◆ Problem ◆
Report the count of lines containing the word "LaTeX" in the entries below, and nothing more.

◆ The records ◆
-=-=-

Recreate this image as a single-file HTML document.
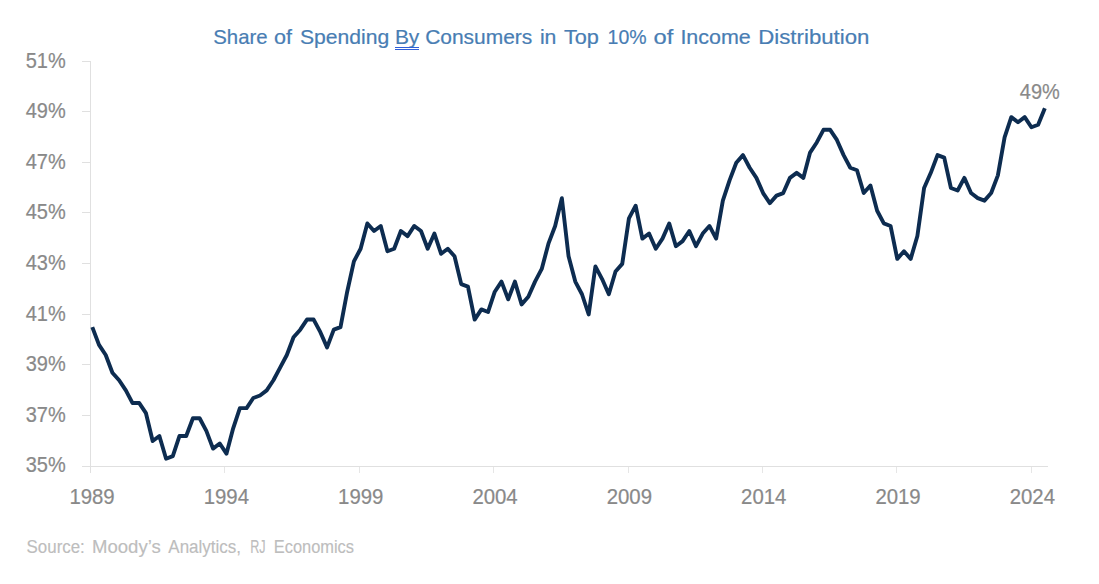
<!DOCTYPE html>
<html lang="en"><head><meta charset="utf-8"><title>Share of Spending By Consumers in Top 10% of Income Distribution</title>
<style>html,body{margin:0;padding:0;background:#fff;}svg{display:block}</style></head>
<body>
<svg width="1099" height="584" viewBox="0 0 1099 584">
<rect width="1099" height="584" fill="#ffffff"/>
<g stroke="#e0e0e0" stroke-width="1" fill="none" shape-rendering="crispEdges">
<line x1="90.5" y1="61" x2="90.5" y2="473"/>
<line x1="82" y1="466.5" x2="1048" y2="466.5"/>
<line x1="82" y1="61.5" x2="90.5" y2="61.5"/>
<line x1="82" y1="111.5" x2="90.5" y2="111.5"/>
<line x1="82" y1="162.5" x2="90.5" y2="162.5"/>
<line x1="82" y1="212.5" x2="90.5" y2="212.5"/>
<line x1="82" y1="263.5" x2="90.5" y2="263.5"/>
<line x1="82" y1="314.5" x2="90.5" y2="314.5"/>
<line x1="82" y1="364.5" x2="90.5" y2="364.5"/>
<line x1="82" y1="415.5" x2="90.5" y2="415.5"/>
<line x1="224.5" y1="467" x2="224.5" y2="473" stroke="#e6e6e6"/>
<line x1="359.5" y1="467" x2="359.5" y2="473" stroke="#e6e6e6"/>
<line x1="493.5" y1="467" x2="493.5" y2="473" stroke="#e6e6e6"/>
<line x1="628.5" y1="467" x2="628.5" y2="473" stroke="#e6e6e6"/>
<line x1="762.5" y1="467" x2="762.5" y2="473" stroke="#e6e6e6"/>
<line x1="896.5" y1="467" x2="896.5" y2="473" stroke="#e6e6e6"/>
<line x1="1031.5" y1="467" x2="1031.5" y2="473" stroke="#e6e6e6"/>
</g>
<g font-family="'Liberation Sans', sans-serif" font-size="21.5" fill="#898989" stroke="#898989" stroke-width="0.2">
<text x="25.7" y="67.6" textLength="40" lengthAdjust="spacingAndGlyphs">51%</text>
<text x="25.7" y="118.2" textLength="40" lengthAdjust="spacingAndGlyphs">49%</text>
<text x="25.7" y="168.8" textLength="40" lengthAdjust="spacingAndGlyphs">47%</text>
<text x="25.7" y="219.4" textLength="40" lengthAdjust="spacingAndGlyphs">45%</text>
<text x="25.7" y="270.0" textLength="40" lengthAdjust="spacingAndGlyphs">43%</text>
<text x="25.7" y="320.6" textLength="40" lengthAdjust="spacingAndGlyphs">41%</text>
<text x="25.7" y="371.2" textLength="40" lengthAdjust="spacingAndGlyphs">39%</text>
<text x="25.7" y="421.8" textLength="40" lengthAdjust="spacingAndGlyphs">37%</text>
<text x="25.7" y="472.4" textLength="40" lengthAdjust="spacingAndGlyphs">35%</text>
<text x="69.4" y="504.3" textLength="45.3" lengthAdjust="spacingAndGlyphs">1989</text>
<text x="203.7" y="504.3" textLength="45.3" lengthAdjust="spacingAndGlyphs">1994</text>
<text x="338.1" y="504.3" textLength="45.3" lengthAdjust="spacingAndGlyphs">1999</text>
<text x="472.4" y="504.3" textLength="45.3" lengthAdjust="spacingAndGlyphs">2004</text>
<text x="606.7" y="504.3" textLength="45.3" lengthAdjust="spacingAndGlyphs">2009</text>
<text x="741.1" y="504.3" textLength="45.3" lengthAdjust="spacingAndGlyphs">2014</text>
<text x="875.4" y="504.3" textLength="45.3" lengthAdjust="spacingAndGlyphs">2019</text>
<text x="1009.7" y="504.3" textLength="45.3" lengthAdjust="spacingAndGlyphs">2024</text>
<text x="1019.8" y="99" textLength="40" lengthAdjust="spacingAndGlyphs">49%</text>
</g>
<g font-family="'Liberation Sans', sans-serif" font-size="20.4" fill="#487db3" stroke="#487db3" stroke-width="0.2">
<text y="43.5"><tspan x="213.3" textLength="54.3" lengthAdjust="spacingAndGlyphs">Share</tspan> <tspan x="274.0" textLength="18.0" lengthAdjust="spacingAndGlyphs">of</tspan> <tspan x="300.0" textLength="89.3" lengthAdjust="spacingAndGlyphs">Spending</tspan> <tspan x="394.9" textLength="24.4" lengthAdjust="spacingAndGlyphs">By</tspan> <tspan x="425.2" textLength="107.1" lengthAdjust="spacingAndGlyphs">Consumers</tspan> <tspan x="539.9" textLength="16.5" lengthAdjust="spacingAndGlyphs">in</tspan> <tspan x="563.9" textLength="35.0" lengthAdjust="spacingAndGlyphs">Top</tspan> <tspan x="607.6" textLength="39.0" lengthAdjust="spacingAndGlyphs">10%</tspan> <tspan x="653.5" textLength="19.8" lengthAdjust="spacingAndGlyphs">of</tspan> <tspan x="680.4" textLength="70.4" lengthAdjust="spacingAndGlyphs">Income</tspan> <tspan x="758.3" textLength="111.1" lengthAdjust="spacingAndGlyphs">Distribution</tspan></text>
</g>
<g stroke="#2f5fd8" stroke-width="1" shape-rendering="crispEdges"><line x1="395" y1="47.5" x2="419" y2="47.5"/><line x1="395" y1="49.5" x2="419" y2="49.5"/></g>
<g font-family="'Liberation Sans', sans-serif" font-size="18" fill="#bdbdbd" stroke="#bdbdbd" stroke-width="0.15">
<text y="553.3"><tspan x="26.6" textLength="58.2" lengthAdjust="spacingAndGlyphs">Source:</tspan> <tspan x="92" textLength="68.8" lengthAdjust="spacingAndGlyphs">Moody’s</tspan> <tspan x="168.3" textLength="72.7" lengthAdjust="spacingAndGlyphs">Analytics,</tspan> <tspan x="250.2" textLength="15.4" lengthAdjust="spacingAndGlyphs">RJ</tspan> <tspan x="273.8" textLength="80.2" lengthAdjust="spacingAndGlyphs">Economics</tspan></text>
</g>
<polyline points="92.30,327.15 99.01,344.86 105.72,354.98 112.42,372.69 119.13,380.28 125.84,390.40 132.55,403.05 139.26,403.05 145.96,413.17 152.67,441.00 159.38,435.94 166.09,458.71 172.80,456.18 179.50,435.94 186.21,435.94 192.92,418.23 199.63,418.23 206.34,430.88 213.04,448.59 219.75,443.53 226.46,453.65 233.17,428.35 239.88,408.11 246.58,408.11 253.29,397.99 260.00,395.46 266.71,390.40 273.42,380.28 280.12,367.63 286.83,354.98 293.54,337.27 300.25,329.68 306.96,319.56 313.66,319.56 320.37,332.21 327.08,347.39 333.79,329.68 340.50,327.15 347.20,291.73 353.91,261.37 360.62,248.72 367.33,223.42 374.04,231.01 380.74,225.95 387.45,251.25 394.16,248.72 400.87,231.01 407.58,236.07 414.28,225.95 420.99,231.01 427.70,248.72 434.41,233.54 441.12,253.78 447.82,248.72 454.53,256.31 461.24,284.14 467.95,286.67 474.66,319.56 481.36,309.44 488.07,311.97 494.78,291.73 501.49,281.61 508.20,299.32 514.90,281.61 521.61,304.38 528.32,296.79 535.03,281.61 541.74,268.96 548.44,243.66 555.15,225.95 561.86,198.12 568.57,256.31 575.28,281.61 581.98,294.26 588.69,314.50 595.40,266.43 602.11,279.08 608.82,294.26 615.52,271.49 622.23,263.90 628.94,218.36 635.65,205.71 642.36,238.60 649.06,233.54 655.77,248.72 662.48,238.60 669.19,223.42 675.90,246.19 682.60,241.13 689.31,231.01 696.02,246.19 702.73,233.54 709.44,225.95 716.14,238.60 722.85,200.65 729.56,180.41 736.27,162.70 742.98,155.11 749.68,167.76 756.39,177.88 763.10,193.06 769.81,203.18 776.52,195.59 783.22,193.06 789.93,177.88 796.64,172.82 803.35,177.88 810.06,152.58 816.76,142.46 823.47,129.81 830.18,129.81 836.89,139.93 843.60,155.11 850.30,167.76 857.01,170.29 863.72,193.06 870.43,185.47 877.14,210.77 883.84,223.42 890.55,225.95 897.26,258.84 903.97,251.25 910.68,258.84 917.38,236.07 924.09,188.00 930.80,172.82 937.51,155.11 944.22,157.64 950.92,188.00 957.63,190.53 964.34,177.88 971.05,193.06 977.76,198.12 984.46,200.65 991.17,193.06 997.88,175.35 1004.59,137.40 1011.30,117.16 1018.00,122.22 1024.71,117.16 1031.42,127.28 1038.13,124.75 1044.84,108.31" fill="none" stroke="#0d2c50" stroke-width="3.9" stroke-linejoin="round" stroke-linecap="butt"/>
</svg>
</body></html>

-=-=-

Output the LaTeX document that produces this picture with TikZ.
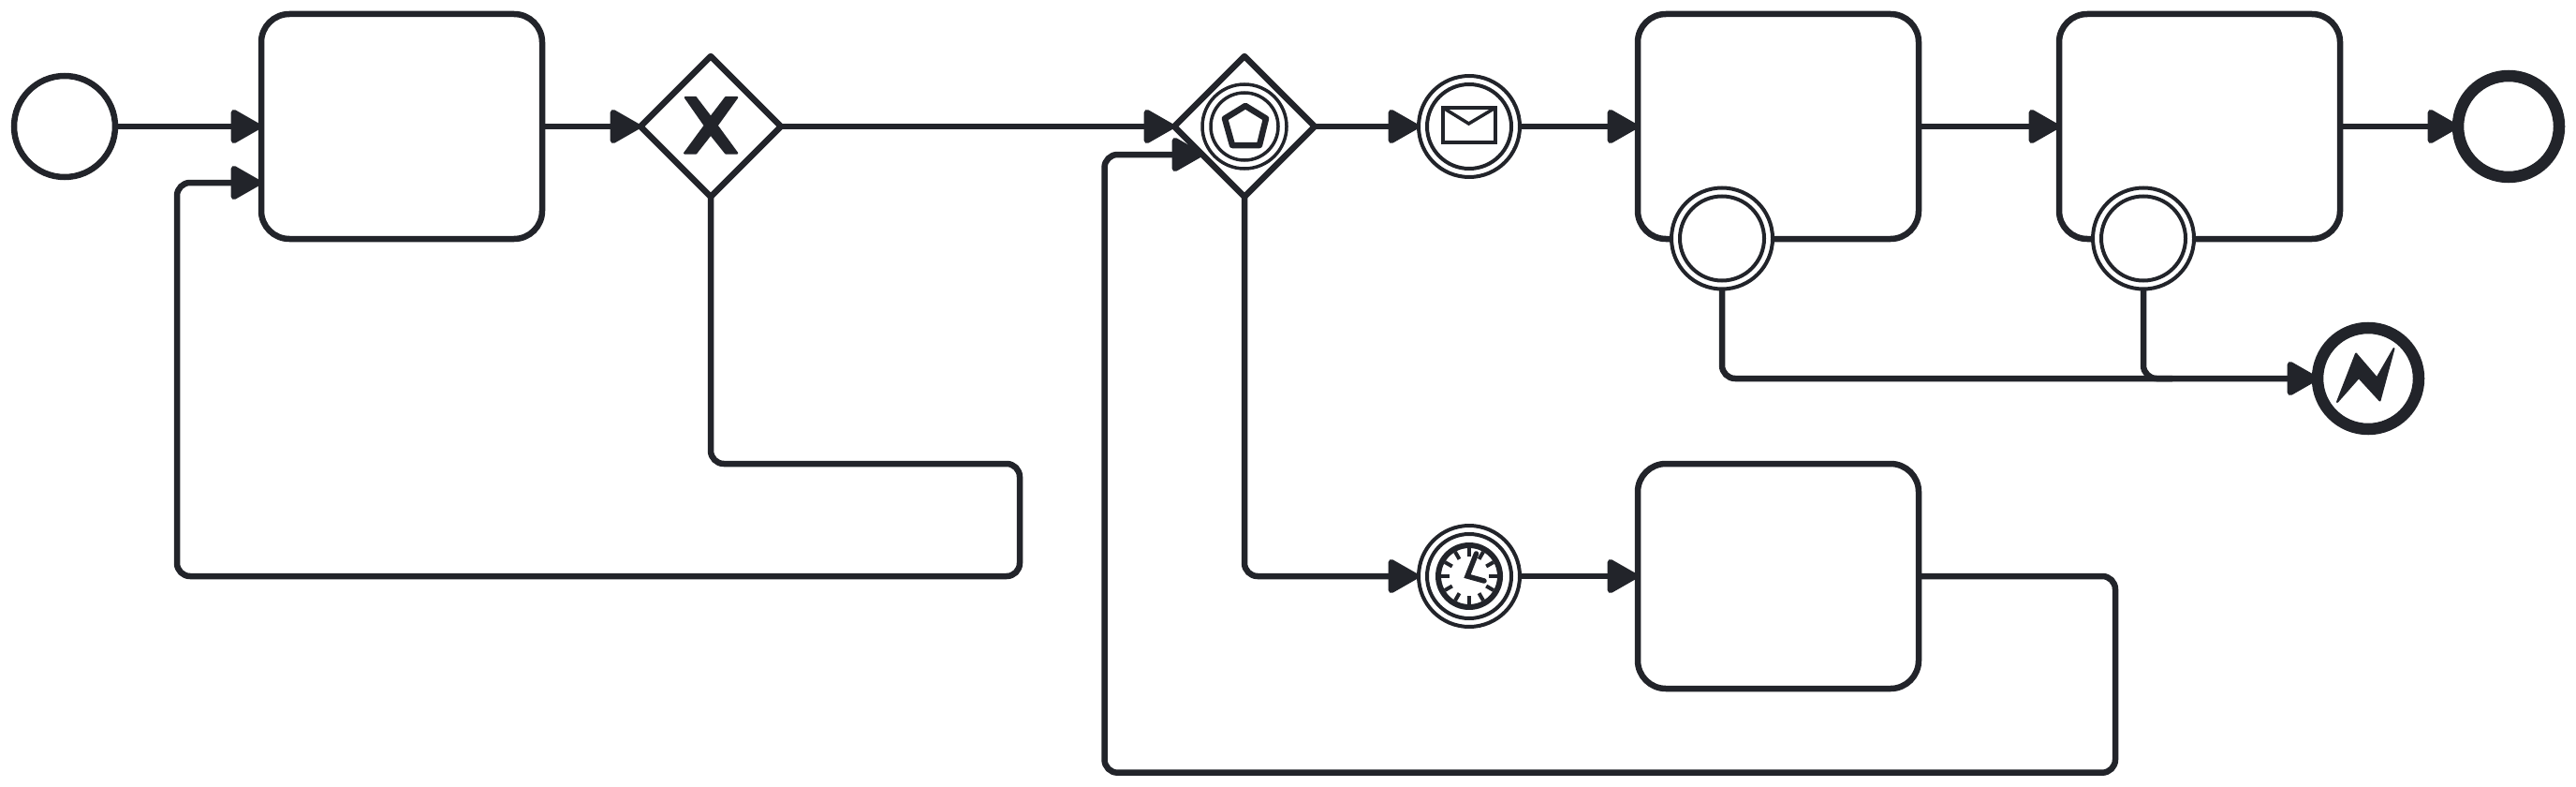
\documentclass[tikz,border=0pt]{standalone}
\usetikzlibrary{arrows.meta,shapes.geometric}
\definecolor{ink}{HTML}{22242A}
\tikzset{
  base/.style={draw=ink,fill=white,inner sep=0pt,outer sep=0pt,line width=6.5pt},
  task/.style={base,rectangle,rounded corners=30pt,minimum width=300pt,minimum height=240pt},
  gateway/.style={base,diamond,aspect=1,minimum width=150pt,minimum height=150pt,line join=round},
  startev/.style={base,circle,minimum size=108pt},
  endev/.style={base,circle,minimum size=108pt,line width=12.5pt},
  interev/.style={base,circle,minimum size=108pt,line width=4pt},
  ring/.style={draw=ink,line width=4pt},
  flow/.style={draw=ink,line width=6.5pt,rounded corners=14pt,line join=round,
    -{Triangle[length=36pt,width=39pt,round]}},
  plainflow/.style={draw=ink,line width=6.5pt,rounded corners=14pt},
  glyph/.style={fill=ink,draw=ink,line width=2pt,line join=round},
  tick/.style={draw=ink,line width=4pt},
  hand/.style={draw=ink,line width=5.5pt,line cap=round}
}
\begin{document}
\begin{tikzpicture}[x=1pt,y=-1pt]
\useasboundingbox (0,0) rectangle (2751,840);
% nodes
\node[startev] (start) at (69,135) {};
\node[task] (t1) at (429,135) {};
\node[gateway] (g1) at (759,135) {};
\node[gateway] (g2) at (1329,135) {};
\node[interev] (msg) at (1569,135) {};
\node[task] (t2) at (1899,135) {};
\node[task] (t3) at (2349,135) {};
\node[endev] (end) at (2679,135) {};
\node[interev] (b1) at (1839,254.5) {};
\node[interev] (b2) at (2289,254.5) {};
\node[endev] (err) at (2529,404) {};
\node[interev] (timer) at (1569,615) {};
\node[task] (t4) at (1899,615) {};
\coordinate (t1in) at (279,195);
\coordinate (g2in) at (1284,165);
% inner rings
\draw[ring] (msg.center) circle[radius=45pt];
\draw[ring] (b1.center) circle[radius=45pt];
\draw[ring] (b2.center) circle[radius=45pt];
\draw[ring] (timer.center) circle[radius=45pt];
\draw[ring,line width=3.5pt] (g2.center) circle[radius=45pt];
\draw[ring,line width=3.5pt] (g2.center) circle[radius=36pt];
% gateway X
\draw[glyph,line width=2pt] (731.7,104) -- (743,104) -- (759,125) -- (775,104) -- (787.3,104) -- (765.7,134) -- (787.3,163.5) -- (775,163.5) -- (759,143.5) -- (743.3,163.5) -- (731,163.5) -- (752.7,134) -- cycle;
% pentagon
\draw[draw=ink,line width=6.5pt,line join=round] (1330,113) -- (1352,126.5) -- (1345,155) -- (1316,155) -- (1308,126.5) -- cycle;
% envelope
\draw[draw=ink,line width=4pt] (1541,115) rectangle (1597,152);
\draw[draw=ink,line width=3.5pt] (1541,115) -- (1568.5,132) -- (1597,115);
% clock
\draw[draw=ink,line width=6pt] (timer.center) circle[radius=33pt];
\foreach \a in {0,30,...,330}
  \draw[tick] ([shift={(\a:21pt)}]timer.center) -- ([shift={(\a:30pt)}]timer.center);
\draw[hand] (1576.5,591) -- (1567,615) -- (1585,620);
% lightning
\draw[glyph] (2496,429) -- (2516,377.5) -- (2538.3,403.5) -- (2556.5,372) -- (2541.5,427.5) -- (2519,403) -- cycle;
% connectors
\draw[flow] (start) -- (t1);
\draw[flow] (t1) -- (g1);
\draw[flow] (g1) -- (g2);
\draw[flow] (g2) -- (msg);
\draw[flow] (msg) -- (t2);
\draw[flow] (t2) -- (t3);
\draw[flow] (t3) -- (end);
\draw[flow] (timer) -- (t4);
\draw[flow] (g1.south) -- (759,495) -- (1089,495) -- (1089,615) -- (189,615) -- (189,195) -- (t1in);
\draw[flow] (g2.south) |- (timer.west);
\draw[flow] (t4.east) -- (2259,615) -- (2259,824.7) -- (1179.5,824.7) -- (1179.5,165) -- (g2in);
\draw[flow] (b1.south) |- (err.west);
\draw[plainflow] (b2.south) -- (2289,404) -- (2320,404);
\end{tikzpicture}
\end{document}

-=-=-

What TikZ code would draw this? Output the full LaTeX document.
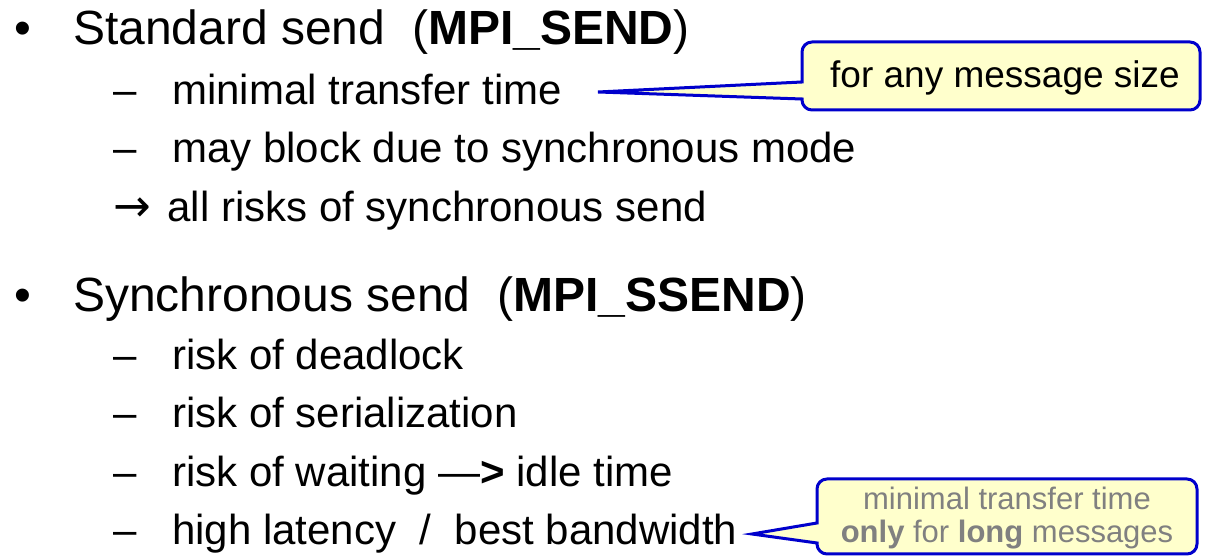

-=-=-

◆ Task solution ◆
2